TEENAGE mothers, young men who have done ’jail time’ , disabled young people and any other people between the ages of 18 and 29 who are marginalised, and find it hard to get a loan from a ’normal’ bank, will now have access to loans to start their own businesses.

While some might say these persons are receiving a ’bligh’ from the Government, Minister of Sport and Youth Affairs, Gary Hunt, calls the decisions to implement a programme where at-risk young adults are given the means to become an entrepreneur a part of ’the Government’s mandate to ensure no one is left behind’ on the country’s route to economic and social prosperity.

The Ministry of Sport and Youth Affairs, along with the National Entrepreneurship Development Company Ltd, (NEDCO) and the Ministry of Labour, has moved to develop a project called Youth Rise.

Under this programme, young people from impoverished and crime-ridden areas, who otherwise would not have the funds or guidance to try their hands at business, are outfitted with a mentor, some business training and eventually a soft loan, which could be as much as $20,000, to take their first steps to developing a small business, through which they can find honest work and a way to express their ’God-given talents’, said Hunt.

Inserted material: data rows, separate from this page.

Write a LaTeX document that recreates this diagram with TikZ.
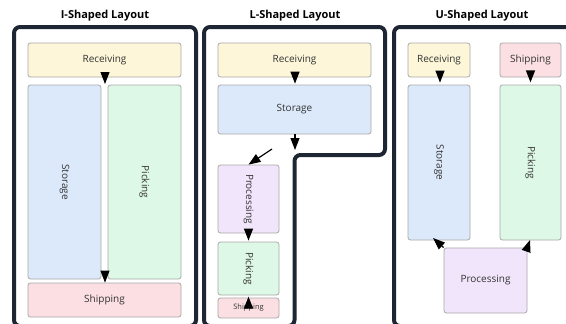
\documentclass[tikz,border=0pt]{standalone}
\usepackage{fontspec}
\setmainfont{Open Sans}
\usetikzlibrary{arrows.meta}
\definecolor{navy}{HTML}{1E2633}
\definecolor{boxgray}{HTML}{A8A8A8}
\definecolor{recv}{HTML}{FDF6D8}
\definecolor{stor}{HTML}{DCE9FB}
\definecolor{pick}{HTML}{DDF8E6}
\definecolor{ship}{HTML}{FBDFE2}
\definecolor{proc}{HTML}{F1E5FB}
\definecolor{txt}{HTML}{333333}
\begin{document}
\begin{tikzpicture}[x=1pt,y=-1pt,
  box/.style={draw=boxgray, line width=0.8pt, rounded corners=2.5pt, inner sep=0pt,
    font=\fontsize{10}{11}\selectfont, text=txt},
  vlab/.style={label={[rotate=-90,font=\fontsize{10}{11}\selectfont,text=txt]center:#1}},
  panel/.style={draw=navy, line width=4pt, rounded corners=6pt},
  title/.style={font=\bfseries\fontsize{11}{13}\selectfont, text=black},
  flow/.style={draw=black, line width=1.2pt, -{Triangle[width=9pt,length=12pt]}},
  ghost/.style={draw=white, line width=1pt, -{Triangle[width=9pt,length=12pt,color=black]}}
]
\useasboundingbox (0,0) rectangle (566,324);
\fill[white] (0,0) rectangle (566,324);

% panels
\draw[panel] (14,326) -- (14,27) -- (196,27) -- (196,326) -- cycle;
\draw[panel] (204,326) -- (204,27) -- (385,27) -- (385,155) -- (294.5,155) -- (294.5,326) -- cycle;
\draw[panel] (394,326) -- (394,27) -- (578,27) -- (578,326) -- cycle;

% titles
\node[title] (ti) at (105,16) {I-Shaped Layout};
\node[title] (tl) at (295,16) {L-Shaped Layout};
\node[title] (tu) at (482,16) {U-Shaped Layout};

% I-shaped
\node[box, fill=recv, minimum width=153pt, minimum height=34pt] (irec) at (104.5,60) {Receiving};
\node[box, fill=stor, minimum width=73pt, minimum height=194pt, vlab=Storage] (isto) at (64.5,182) {};
\node[box, fill=pick, minimum width=73pt, minimum height=194pt, vlab=Picking] (ipic) at (144.5,182) {};
\node[box, fill=ship, minimum width=153pt, minimum height=34pt] (ishp) at (104.5,300) {Shipping};
\coordinate (imid) at (105,84);
\draw[ghost] (irec.south -| imid) -- (imid);
\draw[ghost] (imid) -- (ishp.north -| imid);

% L-shaped
\node[box, fill=recv, minimum width=153pt, minimum height=34pt] (lrec) at (294.5,60) {Receiving};
\node[box, fill=stor, minimum width=153pt, minimum height=49pt] (lsto) at (294.5,109.5) {Storage};
\node[box, fill=proc, minimum width=61pt, minimum height=68pt, vlab=Processing] (lpro) at (248.5,199) {};
\node[box, fill=pick, minimum width=61pt, minimum height=53pt, vlab=Picking] (lpic) at (248.5,268.5) {};
\node[box, fill=ship, minimum width=61pt, minimum height=20pt, font=\fontsize{7.5}{8}\selectfont] (lshp) at (248.5,308) {Shipping};
\coordinate (lturn) at (295,150);
\coordinate (ldiag) at (272,149);
\draw[flow] ([xshift=0.5pt]lrec.south) -- ([xshift=0.5pt,yshift=1pt]lsto.north);
\draw[flow] ([xshift=0.5pt]lsto.south) -- (lturn);
\draw[flow] (ldiag) -- (lpro.north);
\draw[flow] (lpro.south) -- ([yshift=1pt]lpic.north);
\draw[flow] ([yshift=-9pt]lpic.south) -- ([yshift=1pt]lshp.north);

% U-shaped
\node[box, fill=recv, minimum width=62pt, minimum height=34pt] (urec) at (439,60) {Receiving};
\node[box, fill=ship, minimum width=61pt, minimum height=34pt] (ushp) at (530.5,60) {Shipping};
\node[box, fill=stor, minimum width=62pt, minimum height=155pt, vlab=Storage] (usto) at (439,162.5) {};
\node[box, fill=pick, minimum width=61pt, minimum height=155pt, vlab=Picking] (upic) at (530.5,162.5) {};
\node[box, fill=proc, minimum width=83pt, minimum height=65pt] (upro) at (485.5,280.5) {Processing};
\coordinate (ust) at (433,238);
\coordinate (upt) at (530,240);
\draw[flow] ([xshift=1pt,yshift=-2pt]urec.south) -- ([xshift=1pt,yshift=2pt]usto.north);
\draw[flow] ([yshift=5pt]upic.north) -- ([yshift=-5pt]ushp.south);
\draw[flow] (upro.north west) -- (ust);
\draw[flow] (upro.north east) -- (upt);
\end{tikzpicture}
\end{document}
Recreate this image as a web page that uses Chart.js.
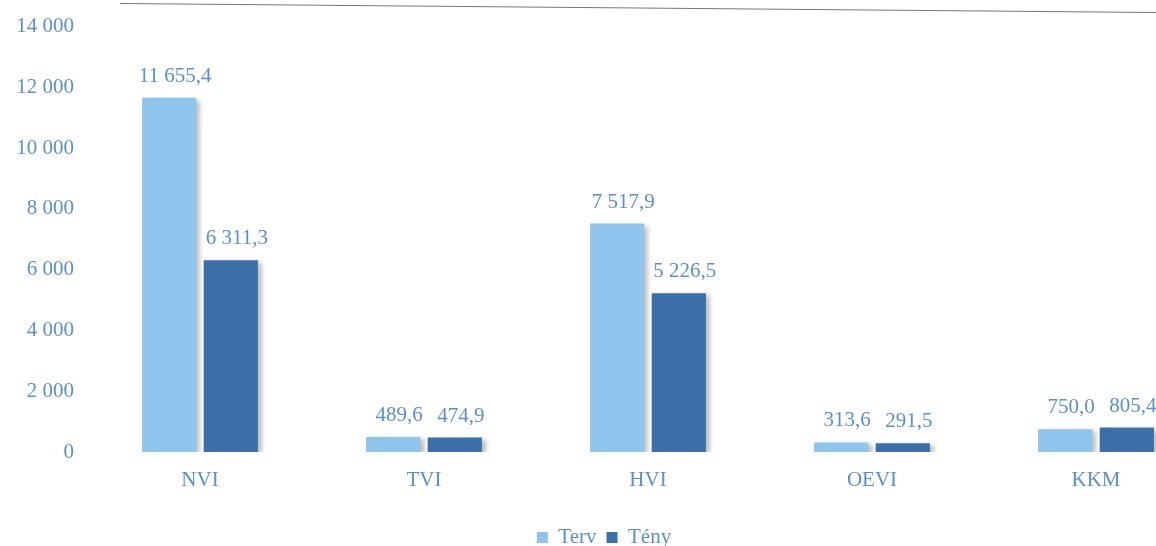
<!DOCTYPE html>
<html>
<head>
<meta charset="utf-8">
<script src="https://cdn.jsdelivr.net/npm/chart.js@4/dist/chart.umd.min.js"></script>
<style>
  html, body { margin: 0; padding: 0; background: #fff; overflow: hidden; }
  #wrap { position: relative; width: 1208px; height: 546px; }
  #topline { position: absolute; left: 120px; top: 3px; width: 1040px; height: 0; border-top: 1.5px solid #777; transform: rotate(0.5deg); transform-origin: left top; }
</style>
</head>
<body>
<div id="wrap">
  <div id="topline"></div>
  <canvas id="chart" width="1208" height="546"></canvas>
</div>
<script>
const categories = ['NVI', 'TVI', 'HVI', 'OEVI', 'KKM'];
const tervValues = [11655.4, 489.6, 7517.9, 313.6, 750.0];
const tenyValues = [6311.3, 474.9, 5226.5, 291.5, 805.4];
const yTicks = [0, 2000, 4000, 6000, 8000, 10000, 12000, 14000];

const textColor = '#5b8fcf';
const fontFamily = '"Liberation Serif", "DejaVu Serif", serif';

// szám formázása: ezres szóköz, tizedes vessző
function fmt(v, dec) {
    const parts = v.toFixed(dec).split('.');
    const intPart = parts[0].replace(/\B(?=(\d{3})+(?!\d))/g, ' ');
    return parts.length > 1 ? intPart + ',' + parts[1] : intPart;
}

const shadowPlugin = {
    id: 'barShadow',
    beforeDatasetsDraw(chart) {
        const ctx = chart.ctx;
        ctx.save();
        ctx.shadowColor = 'rgba(0,0,0,0.28)';
        ctx.shadowBlur = 5;
        ctx.shadowOffsetX = 4;
        ctx.shadowOffsetY = 2;
    },
    afterDatasetsDraw(chart) {
        chart.ctx.restore();
    }
};

const labelPlugin = {
    id: 'valueLabels',
    afterDatasetsDraw(chart) {
        const ctx = chart.ctx;
        ctx.save();
        ctx.font = '21px ' + fontFamily;
        ctx.fillStyle = textColor;
        ctx.textAlign = 'center';
        ctx.textBaseline = 'bottom';
        chart.data.datasets.forEach((ds, i) => {
            chart.getDatasetMeta(i).data.forEach((bar, j) => {
                ctx.fillText(fmt(ds.data[j], 1), bar.x + 6, bar.y - 11);
            });
        });
        ctx.restore();
    }
};

new Chart(document.getElementById('chart'), {
    type: 'bar',
    data: {
        labels: categories,
        datasets: [
            { label: 'Terv', data: tervValues, backgroundColor: '#8fc4ec' },
            { label: 'Tény', data: tenyValues, backgroundColor: '#3a6fa8' }
        ]
    },
    options: {
        responsive: false,
        animation: false,
        layout: { padding: { top: 22, right: 0, left: 0, bottom: -12 } },
        datasets: {
            bar: { categoryPercentage: 0.55, barPercentage: 0.88 }
        },
        scales: {
            x: {
                grid: { display: false, drawTicks: false },
                border: { display: false },
                ticks: { color: textColor, font: { family: fontFamily, size: 21 }, padding: 16 },
                afterFit: (axis) => { axis.height = 65; }
            },
            y: {
                min: 0,
                max: 14000,
                afterBuildTicks: (axis) => { axis.ticks = yTicks.map(v => ({ value: v })); },
                grid: { display: false, drawTicks: false },
                border: { display: false },
                ticks: {
                    color: textColor,
                    font: { family: fontFamily, size: 21 },
                    padding: 14,
                    callback: (v) => fmt(v, 0)
                },
                afterFit: (axis) => { axis.width = 88; }
            }
        },
        plugins: {
            legend: {
                position: 'bottom',
                labels: {
                    color: textColor,
                    font: { family: fontFamily, size: 21 },
                    boxWidth: 11,
                    boxHeight: 11,
                    padding: 10
                }
            },
            tooltip: { enabled: false }
        }
    },
    plugins: [shadowPlugin, labelPlugin]
});
</script>
</body>
</html>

At a press conference where Youth Rise was introduced at his Ministry in Port of Spain yesterday, Hunt said the Government is hoping this and other initiatives will contribute to curbing the crime in highly marginalised communities and foster economic growth in poorer families.

While there is no assurance that such a programme will ensure that young men ’put down the gun’ and adhere to the principle of ’badness (being) out of style’, Hunt said he was ’very enthusiastic’ about the project and the effects it could have.

The programme has already been jump started in the Maloney area and the ministry hopes that over the next 12 to 24 months, it can rally up a team of mentors and use their finances to spread the programme to many other ’high-risk’ communities in Trinidad and Tobago.